First Impressions: Dominant Species

pic784193This is a game I’ve been eager to play for a long, long time.

Dominant Species has gotten a lot of praise over the years, and the theme instantly hooked me. It tickled the part of me that was so fond of “edutainment” as a child. Not that I expected a learning experience—I’m fully aware of the basics of survival of the fittest by now—but combining an unusual theme I was taught in school with a game reminds me of the days when those topics were made more engaging and more palatable with games or video.

My expectations were for a robust and highly thematic game outside GMT’s wheelhouse. After all, they’re a publisher best known for war games, not something like this. I wanted to develop my species into the most competitive ones around, even though the cover of the box kind of made it look like we’d be teaming up like some kind of weird rag-tag band of animals teaming up for an action movie. Like a prehistoric version of the A-Team.

So how did it stack up? Pretty well, as it turns out—though it’s a very different game from what I thought it would be.

Let’s start the theme. I expected, naturally, to take the role of a species. The truth is… stranger that. Much like in Twilight Struggle where you don’t really play the US or USSR so much as vague forces of history in favor of one side or the other, in Dominant Species, you play vague forces of nature rooting for a particular class of animals. You don’t play one species but several, and most of the decisions you make are not directly related to your species at all. You might make a tile provide new needs for the animals inhabiting it, remove those resources, or cover it entirely with ice, among other ways of changing the board rather than your critters directly.

That’s just one of the ways in which the theme of the game is obtuse. It’s hard to say exactly who you are in the game, and it’s hard to say how exactly you win. There’s no one goal, you just try to be… the best, somehow. That’s not a bad thing in and of itself—I love Terra Mystica, a huge offender in this regard—but it sure does make the game a beast to understand. You have several possible goals, not just one, and a bunch of factors you need to juggle to position yourself such that you can seize opportunities when they come.

It’s one of those games where none of it makes sense until all of it makes sense. there are so many actions you can take, and while each individual one might be simple, you’re not going to really grasp why you would do one thing or the other until you understand the way they all fit together.

It’s also a volatile game, where the board can change drastically from one turn to the other. You need to focus on turn-by-turn tactics rather than long-term strategies. It was a double-edged sword. Everyone’s position is tenuous, so a lead is rarely guaranteed. It’s not like Twilight Struggle where a prolonged lead means inevitable victory unless you make a blunder. On the other hand, it also means that a mistake can be absolutely catastrophic. You can recover from a setback, but early in the game, one player was wiped completely off the map. He recovered enough to come close to the other two, but was essentially out of the running for winning the game by the second or third round (and this is a long game to sit through that sort of thing).
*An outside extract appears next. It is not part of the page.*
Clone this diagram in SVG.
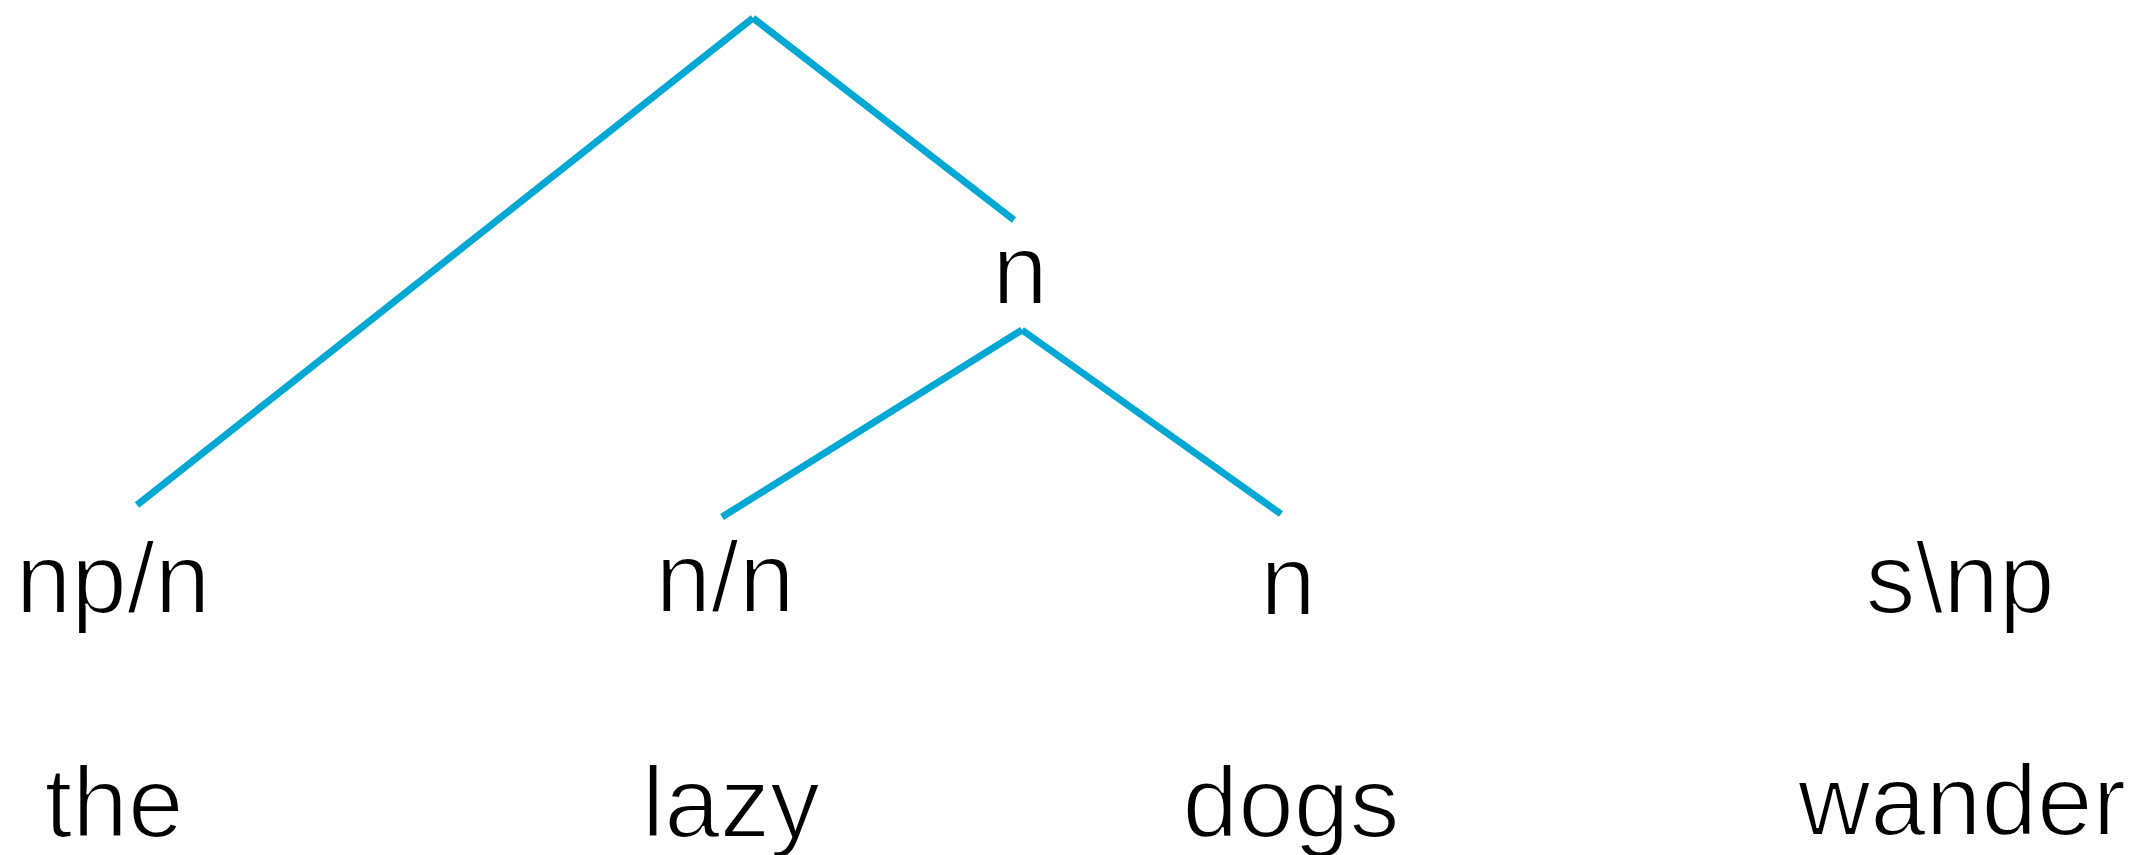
<svg xmlns="http://www.w3.org/2000/svg" width="2145" height="855" viewBox="0 0 2145 855">
<style>
.edge{stroke:#02A8D4;stroke-width:7;stroke-linecap:butt;fill:none}
.lbl{font-family:"Liberation Sans",Arial,Helvetica,sans-serif;font-size:100px;fill:#000;text-anchor:middle;stroke:#fff;stroke-width:2.2px}
</style>
<rect width="2145" height="855" fill="#fff"/>
<g id="connectors">
<line class="edge" x1="753" y1="18" x2="137" y2="505"/>
<line class="edge" x1="753" y1="18" x2="1014" y2="220"/>
<line class="edge" x1="1022" y1="330" x2="722" y2="517"/>
<line class="edge" x1="1022" y1="330" x2="1281" y2="514"/>
</g>
<g id="node-n-mid"><text class="lbl" x="1020" y="304">n</text></g>
<g id="node-npn"><text class="lbl" x="113" y="613">np/n</text></g>
<g id="node-nn"><text class="lbl" x="725" y="612">n/n</text></g>
<g id="node-n"><text class="lbl" x="1288" y="615">n</text></g>
<g id="node-snp"><text class="lbl" x="1960" y="613">s\np</text></g>
<g id="word-the"><text class="lbl" x="114" y="837">the</text></g>
<g id="word-lazy"><text class="lbl" x="731" y="837">lazy</text></g>
<g id="word-dogs"><text class="lbl" x="1291" y="837">dogs</text></g>
<g id="word-wander"><text class="lbl" x="1962" y="835">wander</text></g>
</svg>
In short, there is no security in this game, just an ever-present risk of disaster.

I may have made the game sound like a mess. Sure, it’s not elegant by any means, but it is a clever machine. We had fun playing it, after all—it’s just that it felt each of us would have had more fun if we really knew what we were doing, especially if all the players were.

As for the positives…

The game is deep. That’s the result of the mess: options. It’s an almost inscrutable collection of mechanisms, but I got the distinct impression that once we got the hang of it we could make it sing. It’s complex, but not haphazard.

It actually combines some robust European-style game mechanisms. The two clearest examples are worker placement for the action selection, and area control on the map. There are some clever innovations, too, namely in the ordered resolution of actions and the way all the bookkeeping is represented on the board. You can predict several important details about the near future at a glance.

I’m excited to see how my opinion changes over multiple plays; no doubt much of the game has yet to reveal itself. For now, I can say this: Dominant Species is a heavy and cerebral game, with an interesting but abstracted theme. You’ll have more fun playing it once you know what you’re doing, and especially if everyone at the table does, too. It’s not so much of an investment that you won’t have fun the first go around, so do give it a try if you get the chance.